New book for pilots heading to the airlines

After the rubbish book last week (The Pilot Factor: A fresh look into Crew Resource Management) it was a real pleasure to read something well thought out, nicely presented, and filling an otherwise unmet need. Pilots in Command (2014) by Kristofer Pierson is published by Aviation Supplies and Academics (ASA) who have a large range of pilot training products. It’s about all the non-flying parts of being a great airline pilot.

“I wrote this book intending for it to become a guide for new or aspiring airline pilots, as much as for the experienced pilot who is looking ahead to upgrade”

~ Kristofer Pierson, Pilots in Command

In clear language he spells out things like crew briefings, CRM, operational integrity, known unknowns, non-normals, cockpit organization, layovers, and how a professional airline pilot looks and treats others. It’s general enough to work for all the US airlines I’ve jumpseated on. A good review for folks about to be a first-time captain, or heading to their first airline job. Would also be approiate for many corporate jobs. However it’s not for private or military pilots. And it’s not about personal airmanship, but rather professionalism in leading a crew.

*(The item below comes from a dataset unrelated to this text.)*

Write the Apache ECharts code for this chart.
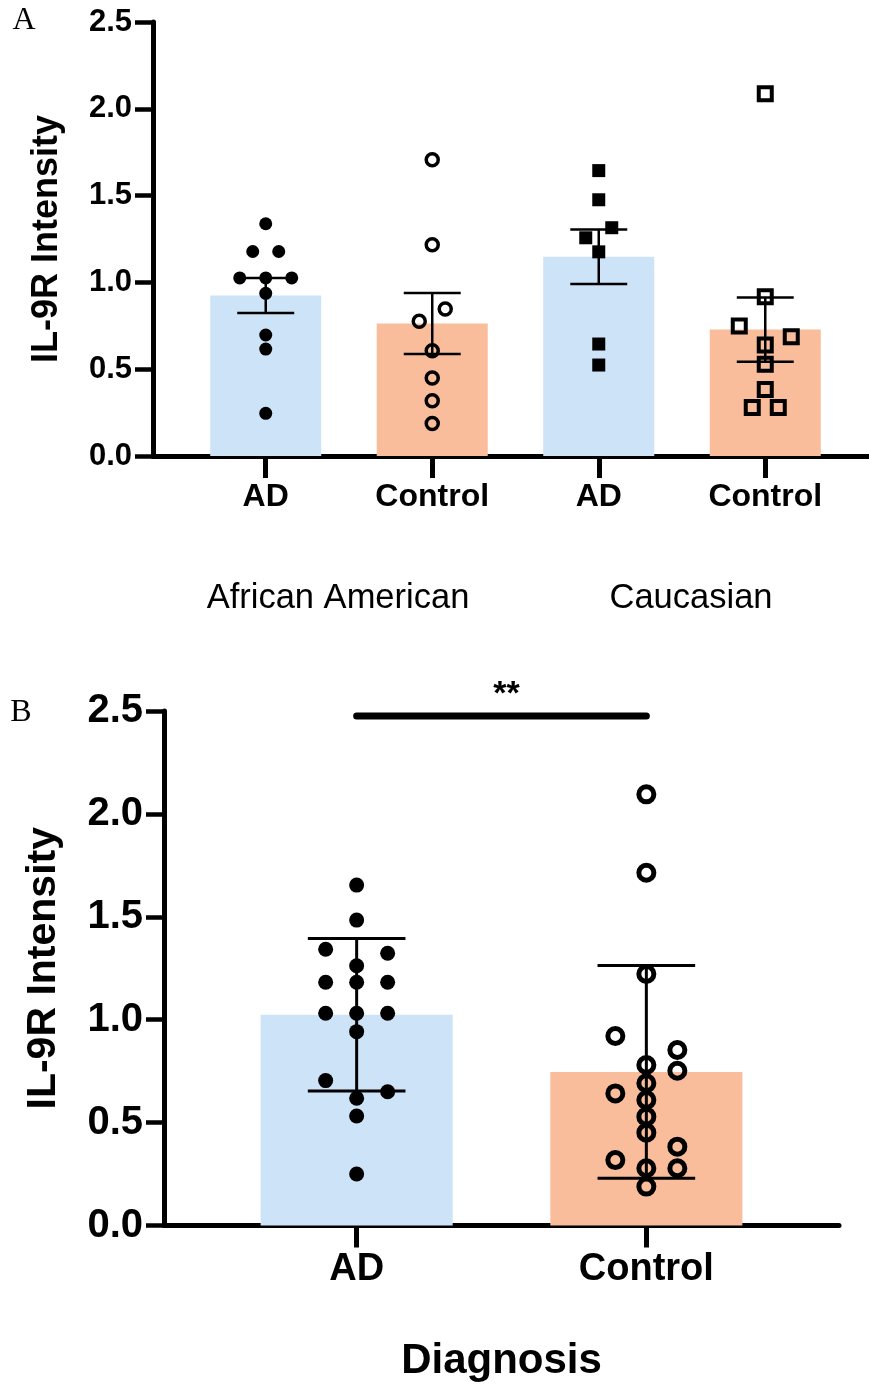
<!DOCTYPE html>
<html>
<head>
<meta charset="utf-8">
<script src="https://cdn.jsdelivr.net/npm/echarts@6/dist/echarts.min.js"></script>
<style>
  html, body { margin: 0; padding: 0; background: #fff; }
  #chart { width: 869px; height: 1384px; }
</style>
</head>
<body>
<div id="chart"></div>
<script>
// ---- panel A: by race ----
var groupsA = ['AD', 'Control', 'AD', 'Control'];
var raceLabels = ['African American', 'Caucasian'];
var meanA = [0.925, 0.763, 1.148, 0.728];
var semA = [0.101, 0.176, 0.157, 0.185];
// individual points (value) and their swarm column (slot)
var aaAD = [1.338, 1.178, 1.178, 1.026, 1.026, 1.026, 0.937, 0.697, 0.616, 0.246];
var aaADSlot = [0, -1, 1, -2, 0, 2, 0, 0, 0, 0];
var aaCtrl = [1.707, 1.217, 0.847, 0.776, 0.606, 0.449, 0.318, 0.187];
var aaCtrlSlot = [0, 0, 1, -1, 0, 0, 0, 0];
var caAD = [1.644, 1.476, 1.315, 1.257, 1.176, 0.645, 0.524];
var caADSlot = [0, 0, 1, -1, 0, 0, 0];
var caCtrl = [2.086, 0.918, 0.749, 0.687, 0.639, 0.529, 0.383, 0.279, 0.279];
var caCtrlSlot = [0, 0, -2, 2, 0, 0, 0, -1, 1];

// ---- panel B: pooled ----
var groupsB = ['AD', 'Control'];
var meanB = [1.024, 0.746];
var sdB = [0.370, 0.517];
var allAD = [1.654, 1.484, 1.342, 1.323, 1.262, 1.182, 1.182, 1.182, 1.031, 1.031, 1.031, 0.942, 0.704, 0.650, 0.618, 0.532, 0.250];
var allADSlot = [0, 0, -1, 1, 0, -1, 0, 1, -1, 0, 1, 0, -1, 1, 0, 0, 0];
var allCtrl = [2.095, 1.714, 1.222, 0.921, 0.853, 0.752, 0.780, 0.691, 0.642, 0.610, 0.529, 0.451, 0.383, 0.318, 0.278, 0.278, 0.189];
var allCtrlSlot = [0, 0, 0, -1, 1, 1, 0, 0, -1, 0, 0, 0, 1, -1, 0, 1, 0];
var sigPair = [0, 1];
var sigLevel = 2.476;
var sigText = '**';

var barColors = ['#CCE3F8', '#F9BD9B'];
var FONT = '"Liberation Sans", Arial, sans-serif';

function barItems(means) {
  return means.map(function (m, i) { return [i, m]; });
}
function errItems(means, errs) {
  return means.map(function (m, i) { return [i, m - errs[i], m + errs[i]]; });
}
function pointItems(gi, vals, slots, step) {
  return vals.map(function (v, i) {
    return { value: [gi, v], symbolOffset: [slots[i] * step, 0] };
  });
}

function makeBarRender(frac) {
  return function (params, api) {
    var top = api.coord([api.value(0), api.value(1)]);
    var base = api.coord([api.value(0), 0]);
    var w = api.size([frac, 0])[0];
    return {
      type: 'rect',
      shape: { x: top[0] - w / 2, y: top[1], width: w, height: base[1] - top[1] },
      style: { fill: barColors[params.dataIndex % 2] }
    };
  };
}
function makeErrRender(frac, lw) {
  return function (params, api) {
    var lo = api.coord([api.value(0), api.value(1)]);
    var hi = api.coord([api.value(0), api.value(2)]);
    var hw = api.size([frac, 0])[0] / 2;
    var st = { stroke: '#000', lineWidth: lw };
    return {
      type: 'group',
      children: [
        { type: 'line', shape: { x1: lo[0], y1: lo[1], x2: hi[0], y2: hi[1] }, style: st },
        { type: 'line', shape: { x1: hi[0] - hw, y1: hi[1], x2: hi[0] + hw, y2: hi[1] }, style: st },
        { type: 'line', shape: { x1: lo[0] - hw, y1: lo[1], x2: lo[0] + hw, y2: lo[1] }, style: st }
      ]
    };
  };
}

function yAxisCfg(gi, tickSize, nameSize, nameGap) {
  return {
    type: 'value', gridIndex: gi, min: 0, max: 2.5, interval: 0.5,
    name: 'IL-9R Intensity', nameLocation: 'middle', nameRotate: 90, nameGap: nameGap,
    nameTextStyle: { fontFamily: FONT, fontWeight: 'bold', fontSize: nameSize, color: '#000' },
    axisLine: { show: true, onZero: false, lineStyle: { color: '#000', width: 5 } },
    axisTick: { show: true, length: 18, lineStyle: { color: '#000', width: 4.5 } },
    axisLabel: {
      fontFamily: FONT, fontWeight: 'bold', fontSize: tickSize, color: '#000', margin: 21,
      formatter: function (v) { return v.toFixed(1); }
    },
    splitLine: { show: false }
  };
}
function xAxisCfg(gi, min, max, cats, labelSize) {
  var idx = cats.map(function (c, i) { return i; });
  return {
    type: 'value', gridIndex: gi, min: min, max: max,
    axisLine: { show: true, onZero: false, lineStyle: { color: '#000', width: 5 } },
    axisTick: { show: true, customValues: idx, length: 22, lineStyle: { color: '#000', width: 5 } },
    axisLabel: {
      customValues: idx, margin: 25,
      fontFamily: FONT, fontWeight: 'bold', fontSize: labelSize, color: '#000',
      formatter: function (v) { return cats[Math.round(v)]; }
    },
    splitLine: { show: false }
  };
}

var chart = echarts.init(document.getElementById('chart'), null, { renderer: 'canvas' });

var xB = xAxisCfg(1, -0.665, 1.665, groupsB, 38);
xB.name = 'Diagnosis';
xB.nameLocation = 'middle';
xB.nameGap = 115;
xB.nameTextStyle = { fontFamily: FONT, fontWeight: 'bold', fontSize: 42, color: '#000' };

var solid = { color: '#000', opacity: 1 };
function hollow(bw) {
  return { color: 'rgba(0,0,0,0)', borderColor: '#000', borderWidth: bw, opacity: 1 };
}

var option = {
  backgroundColor: '#fff',
  animation: false,
  grid: [
    { left: 153, top: 22, width: 716, height: 434, outerBoundsMode: 'none' },
    { left: 164, top: 711, width: 675, height: 514.5, outerBoundsMode: 'none' }
  ],
  xAxis: [xAxisCfg(0, -0.677, 3.623, groupsA, 32), xB],
  yAxis: [yAxisCfg(0, 31, 36, 88), yAxisCfg(1, 40, 41, 100)],
  graphic: [
    { type: 'text', x: 24, y: 21, style: { text: 'A', font: '32px "Liberation Serif", serif', fill: '#000', align: 'center', verticalAlign: 'middle' } },
    { type: 'text', x: 21, y: 713, style: { text: 'B', font: '32px "Liberation Serif", serif', fill: '#000', align: 'center', verticalAlign: 'middle' } },
    { type: 'text', x: 338, y: 598, style: { text: raceLabels[0], font: '34.5px ' + FONT, fill: '#000', align: 'center', verticalAlign: 'middle' } },
    { type: 'text', x: 691, y: 598, style: { text: raceLabels[1], font: '34.5px ' + FONT, fill: '#000', align: 'center', verticalAlign: 'middle' } }
  ],
  series: [
    // panel A
    { type: 'custom', xAxisIndex: 0, yAxisIndex: 0, z: 1, renderItem: makeBarRender(2 / 3), data: barItems(meanA) },
    { type: 'custom', xAxisIndex: 0, yAxisIndex: 0, z: 2, renderItem: makeErrRender(0.342, 2.5), data: errItems(meanA, semA) },
    { type: 'scatter', xAxisIndex: 0, yAxisIndex: 0, z: 3, symbol: 'circle', symbolSize: 13,
      itemStyle: solid, data: pointItems(0, aaAD, aaADSlot, 13) },
    { type: 'scatter', xAxisIndex: 0, yAxisIndex: 0, z: 3, symbol: 'circle', symbolSize: 12,
      itemStyle: hollow(3.5), data: pointItems(1, aaCtrl, aaCtrlSlot, 13) },
    { type: 'scatter', xAxisIndex: 0, yAxisIndex: 0, z: 3, symbol: 'rect', symbolSize: 13,
      itemStyle: solid, data: pointItems(2, caAD, caADSlot, 13) },
    { type: 'scatter', xAxisIndex: 0, yAxisIndex: 0, z: 3, symbol: 'rect', symbolSize: 13,
      itemStyle: hollow(4), data: pointItems(3, caCtrl, caCtrlSlot, 13) },
    // panel B
    { type: 'custom', xAxisIndex: 1, yAxisIndex: 1, z: 1, renderItem: makeBarRender(0.663), data: barItems(meanB) },
    { type: 'custom', xAxisIndex: 1, yAxisIndex: 1, z: 2, renderItem: makeErrRender(0.337, 3), data: errItems(meanB, sdB) },
    { type: 'scatter', xAxisIndex: 1, yAxisIndex: 1, z: 3, symbol: 'circle', symbolSize: 15,
      itemStyle: solid, data: pointItems(0, allAD, allADSlot, 31) },
    { type: 'scatter', xAxisIndex: 1, yAxisIndex: 1, z: 3, symbol: 'circle', symbolSize: 15,
      itemStyle: hollow(5), data: pointItems(1, allCtrl, allCtrlSlot, 31) },
    { type: 'custom', xAxisIndex: 1, yAxisIndex: 1, z: 4, clip: false,
      data: [[sigPair[0], sigPair[1], sigLevel]],
      renderItem: function (params, api) {
        var p0 = api.coord([api.value(0), api.value(2)]);
        var p1 = api.coord([api.value(1), api.value(2)]);
        return {
          type: 'group',
          children: [
            { type: 'line', shape: { x1: p0[0], y1: p0[1], x2: p1[0], y2: p1[1] },
              style: { stroke: '#000', lineWidth: 7, lineCap: 'round' } },
            { type: 'text', x: (p0[0] + p1[0]) / 2 + 5, y: p0[1] - 21,
              style: { text: sigText, font: 'bold 34px ' + FONT, fill: '#000', align: 'center', verticalAlign: 'middle' } }
          ]
        };
      }
    }
  ]
};
chart.setOption(option);
</script>
</body>
</html>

Pilots in Command book cover

It’s a little stiff, a little academic feeling, and no doubt that’s by design to appeal to university flight departments and FAA ATP schools. A few more examples and stories might have been nice. The title is short and sweet, but the odd s in Pilots seems to be there only to distinguish it from a book by a different author titled Pilot in Command. But I couldn’t fault the material. Nice summary of aviation human factors topics like CRM, pilot monitoring, etc. It’s up to date (2015) with FAR 117 and the latest changes to the FAA ATP requirements.

“No matter what your background is, how many hours you have under your belt, or how many type ratings you have, you can start improving today by making a difference in how you operate.”

~ Kristofer Pierson, Pilots in Command

There are lots of books on how to fly an ILS, aerodynamics, airliner systems, weather,  regulations, airline history, on and on. But there wasn’t much on the practical aspects of running a crew and being an airline captain. Now there is.

(Note: I don’t know Kristofer Pierson, I didn’t get paid anything to post this, I bought the book myself using my own money.)